# [SUPPLIED DATA]
+ + + +
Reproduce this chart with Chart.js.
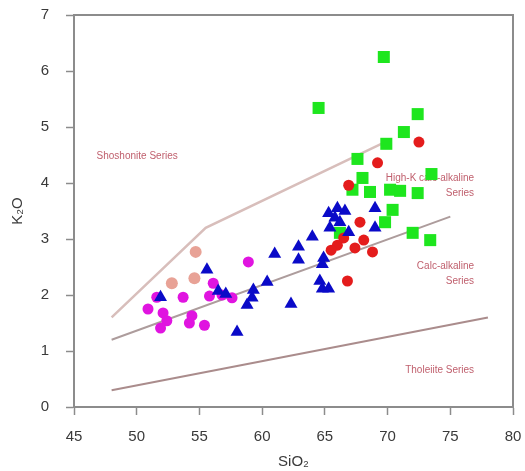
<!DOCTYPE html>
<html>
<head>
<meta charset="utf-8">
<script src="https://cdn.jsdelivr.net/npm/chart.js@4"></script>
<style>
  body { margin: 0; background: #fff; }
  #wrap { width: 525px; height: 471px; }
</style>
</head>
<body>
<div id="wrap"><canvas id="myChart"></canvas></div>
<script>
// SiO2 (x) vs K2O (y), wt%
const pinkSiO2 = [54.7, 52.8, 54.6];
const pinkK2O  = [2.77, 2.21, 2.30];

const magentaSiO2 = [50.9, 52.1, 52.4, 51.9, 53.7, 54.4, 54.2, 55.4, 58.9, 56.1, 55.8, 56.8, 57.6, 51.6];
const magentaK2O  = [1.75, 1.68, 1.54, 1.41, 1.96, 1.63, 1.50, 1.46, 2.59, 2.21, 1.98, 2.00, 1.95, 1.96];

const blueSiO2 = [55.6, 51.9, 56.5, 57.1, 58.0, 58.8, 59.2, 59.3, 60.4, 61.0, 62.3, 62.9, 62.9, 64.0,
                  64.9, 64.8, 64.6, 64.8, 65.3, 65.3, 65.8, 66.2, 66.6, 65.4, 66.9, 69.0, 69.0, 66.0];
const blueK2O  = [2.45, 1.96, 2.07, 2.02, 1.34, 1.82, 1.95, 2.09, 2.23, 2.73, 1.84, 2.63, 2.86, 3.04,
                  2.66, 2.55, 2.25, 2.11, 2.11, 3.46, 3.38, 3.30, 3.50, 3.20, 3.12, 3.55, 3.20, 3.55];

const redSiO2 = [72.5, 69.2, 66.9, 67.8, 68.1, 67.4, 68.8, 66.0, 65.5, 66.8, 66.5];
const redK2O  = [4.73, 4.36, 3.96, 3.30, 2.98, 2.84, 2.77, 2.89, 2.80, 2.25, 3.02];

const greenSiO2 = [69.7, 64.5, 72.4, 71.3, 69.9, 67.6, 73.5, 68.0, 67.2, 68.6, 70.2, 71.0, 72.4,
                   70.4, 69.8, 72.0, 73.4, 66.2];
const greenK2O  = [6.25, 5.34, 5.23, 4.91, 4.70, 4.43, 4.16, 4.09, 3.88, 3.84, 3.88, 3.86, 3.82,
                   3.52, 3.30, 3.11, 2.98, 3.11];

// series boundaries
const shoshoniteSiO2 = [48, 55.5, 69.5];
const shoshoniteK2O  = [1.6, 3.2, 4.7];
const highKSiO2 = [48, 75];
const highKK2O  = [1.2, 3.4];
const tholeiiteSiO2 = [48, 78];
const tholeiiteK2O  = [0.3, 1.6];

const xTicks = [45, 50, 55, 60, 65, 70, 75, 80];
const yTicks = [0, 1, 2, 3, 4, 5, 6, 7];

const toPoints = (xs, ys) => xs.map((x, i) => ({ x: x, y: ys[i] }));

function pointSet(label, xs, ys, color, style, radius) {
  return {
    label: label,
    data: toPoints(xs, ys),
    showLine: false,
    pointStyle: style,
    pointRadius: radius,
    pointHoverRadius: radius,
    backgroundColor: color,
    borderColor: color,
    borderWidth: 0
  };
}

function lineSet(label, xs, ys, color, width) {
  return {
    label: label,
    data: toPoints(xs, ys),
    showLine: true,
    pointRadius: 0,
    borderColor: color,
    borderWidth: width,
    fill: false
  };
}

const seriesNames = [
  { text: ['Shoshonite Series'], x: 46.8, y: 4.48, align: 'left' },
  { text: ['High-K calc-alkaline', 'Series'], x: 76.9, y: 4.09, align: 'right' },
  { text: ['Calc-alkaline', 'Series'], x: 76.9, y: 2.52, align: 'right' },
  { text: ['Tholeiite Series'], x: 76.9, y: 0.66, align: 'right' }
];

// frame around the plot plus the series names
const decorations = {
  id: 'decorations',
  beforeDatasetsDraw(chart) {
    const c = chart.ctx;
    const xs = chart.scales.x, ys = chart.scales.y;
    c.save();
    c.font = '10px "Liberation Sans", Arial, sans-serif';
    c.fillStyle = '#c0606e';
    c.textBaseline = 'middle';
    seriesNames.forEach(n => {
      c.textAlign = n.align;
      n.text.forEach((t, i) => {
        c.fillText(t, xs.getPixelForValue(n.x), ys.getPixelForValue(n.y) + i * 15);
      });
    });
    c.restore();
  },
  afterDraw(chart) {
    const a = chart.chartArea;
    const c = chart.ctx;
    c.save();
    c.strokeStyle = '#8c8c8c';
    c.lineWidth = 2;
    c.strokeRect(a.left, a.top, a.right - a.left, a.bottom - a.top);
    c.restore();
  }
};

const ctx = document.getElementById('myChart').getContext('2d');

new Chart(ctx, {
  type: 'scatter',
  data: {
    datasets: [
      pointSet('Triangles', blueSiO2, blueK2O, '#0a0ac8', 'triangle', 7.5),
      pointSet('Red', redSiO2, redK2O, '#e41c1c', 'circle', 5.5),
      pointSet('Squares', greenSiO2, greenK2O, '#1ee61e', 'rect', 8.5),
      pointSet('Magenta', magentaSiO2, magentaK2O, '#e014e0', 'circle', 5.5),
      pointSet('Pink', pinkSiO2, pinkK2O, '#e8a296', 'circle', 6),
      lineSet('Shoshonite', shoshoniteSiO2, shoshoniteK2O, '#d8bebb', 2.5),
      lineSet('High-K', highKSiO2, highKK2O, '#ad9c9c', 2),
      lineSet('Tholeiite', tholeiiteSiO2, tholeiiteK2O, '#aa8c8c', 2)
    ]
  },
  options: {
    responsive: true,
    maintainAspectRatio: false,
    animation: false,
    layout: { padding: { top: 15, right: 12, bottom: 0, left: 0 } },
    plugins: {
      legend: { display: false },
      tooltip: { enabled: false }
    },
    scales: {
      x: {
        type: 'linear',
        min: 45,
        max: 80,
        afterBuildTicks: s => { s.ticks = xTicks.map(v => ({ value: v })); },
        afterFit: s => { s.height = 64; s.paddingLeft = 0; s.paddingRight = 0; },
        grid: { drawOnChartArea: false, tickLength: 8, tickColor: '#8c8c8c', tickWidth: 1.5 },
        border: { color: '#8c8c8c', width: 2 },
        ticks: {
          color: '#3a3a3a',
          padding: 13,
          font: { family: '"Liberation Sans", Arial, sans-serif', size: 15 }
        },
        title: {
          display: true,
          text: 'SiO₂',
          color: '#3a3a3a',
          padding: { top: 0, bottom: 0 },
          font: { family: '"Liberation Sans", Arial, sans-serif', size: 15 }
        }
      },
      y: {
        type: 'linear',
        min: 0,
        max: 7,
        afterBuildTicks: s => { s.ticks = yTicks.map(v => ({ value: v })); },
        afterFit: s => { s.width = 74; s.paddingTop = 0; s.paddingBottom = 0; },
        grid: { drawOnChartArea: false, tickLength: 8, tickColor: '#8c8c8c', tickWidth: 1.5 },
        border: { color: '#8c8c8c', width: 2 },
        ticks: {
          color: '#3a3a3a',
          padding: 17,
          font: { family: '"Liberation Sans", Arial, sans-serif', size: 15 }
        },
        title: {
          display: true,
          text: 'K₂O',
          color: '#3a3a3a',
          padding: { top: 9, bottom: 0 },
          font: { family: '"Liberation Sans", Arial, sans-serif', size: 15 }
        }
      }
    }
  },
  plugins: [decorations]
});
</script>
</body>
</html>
+ + + +
# [STATED TASK]
From the opening line of the listing above through the line bearing "[2.77, 2.21, 2.30];", repeat each line exactly. Drop every picture.

# [WRITTEN RESPONSE]
Reproduce this chart with Chart.js.
<!DOCTYPE html>
<html>
<head>
<meta charset="utf-8">
<script src="https://cdn.jsdelivr.net/npm/chart.js@4"></script>
<style>
  body { margin: 0; background: #fff; }
  #wrap { width: 525px; height: 471px; }
</style>
</head>
<body>
<div id="wrap"><canvas id="myChart"></canvas></div>
<script>
// SiO2 (x) vs K2O (y), wt%
const pinkSiO2 = [54.7, 52.8, 54.6];
const pinkK2O  = [2.77, 2.21, 2.30];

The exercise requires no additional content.